Engineers are now must ensure their machines offer significant connectivity, visibility, flexibility, and speed. IIoT technologies give machine builders the ability to pinpoint sources of inefficiency and incorporate greater sustainability, speed, and cost savings. This is a competitive mandate. The smartest, fastest, most efficient machines will win.
(Source: Schneider Electric)
Yet, not all engineers manning the machines have the right skills to take the IIoT leap. “IIoT is an opportunity for fast-moving engineers and a threat to dinosaurs,” Mark Duncan, segment manager of material handling & packaging machinery at Schneider Electric, told Design News. “We started in the '90s with Modbus to allow machines and PLCs to talk with each other and talk with control and IT. Now new skills are needed. A lot more time needs to be spent on software design. You have the data you’re pulling from the machine and what do you do with it? How do you process it and integrate it?”

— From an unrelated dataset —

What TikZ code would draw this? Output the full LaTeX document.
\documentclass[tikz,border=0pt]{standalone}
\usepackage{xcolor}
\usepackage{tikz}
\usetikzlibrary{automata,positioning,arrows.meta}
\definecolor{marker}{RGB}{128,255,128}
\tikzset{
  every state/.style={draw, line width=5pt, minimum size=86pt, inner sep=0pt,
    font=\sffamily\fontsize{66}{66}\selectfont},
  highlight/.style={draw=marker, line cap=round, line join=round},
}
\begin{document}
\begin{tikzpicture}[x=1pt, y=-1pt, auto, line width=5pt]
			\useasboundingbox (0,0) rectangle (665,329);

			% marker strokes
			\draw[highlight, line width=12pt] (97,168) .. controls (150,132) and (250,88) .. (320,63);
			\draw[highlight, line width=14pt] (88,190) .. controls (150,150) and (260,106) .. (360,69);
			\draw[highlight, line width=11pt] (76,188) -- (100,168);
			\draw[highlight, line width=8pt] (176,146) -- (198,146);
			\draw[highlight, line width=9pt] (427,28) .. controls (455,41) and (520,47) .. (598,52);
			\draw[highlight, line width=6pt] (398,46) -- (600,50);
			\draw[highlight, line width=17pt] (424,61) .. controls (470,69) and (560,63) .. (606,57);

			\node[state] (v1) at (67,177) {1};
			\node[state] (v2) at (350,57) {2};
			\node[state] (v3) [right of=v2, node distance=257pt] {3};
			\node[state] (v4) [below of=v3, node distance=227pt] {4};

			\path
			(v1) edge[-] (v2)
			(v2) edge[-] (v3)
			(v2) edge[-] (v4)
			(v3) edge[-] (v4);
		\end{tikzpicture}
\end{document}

The reasons for moving to IIoT are compelling. Machine builders who want to compete for business and engineers who want to compete for jobs will have to become expert in connectivity. “IIoT offers failure analysis and early detection. You’ll use less energy and optimize material,” Duncan told us. “The operators of these machines will benefit with smarter devices and mobile devices. It will be more user-centric.”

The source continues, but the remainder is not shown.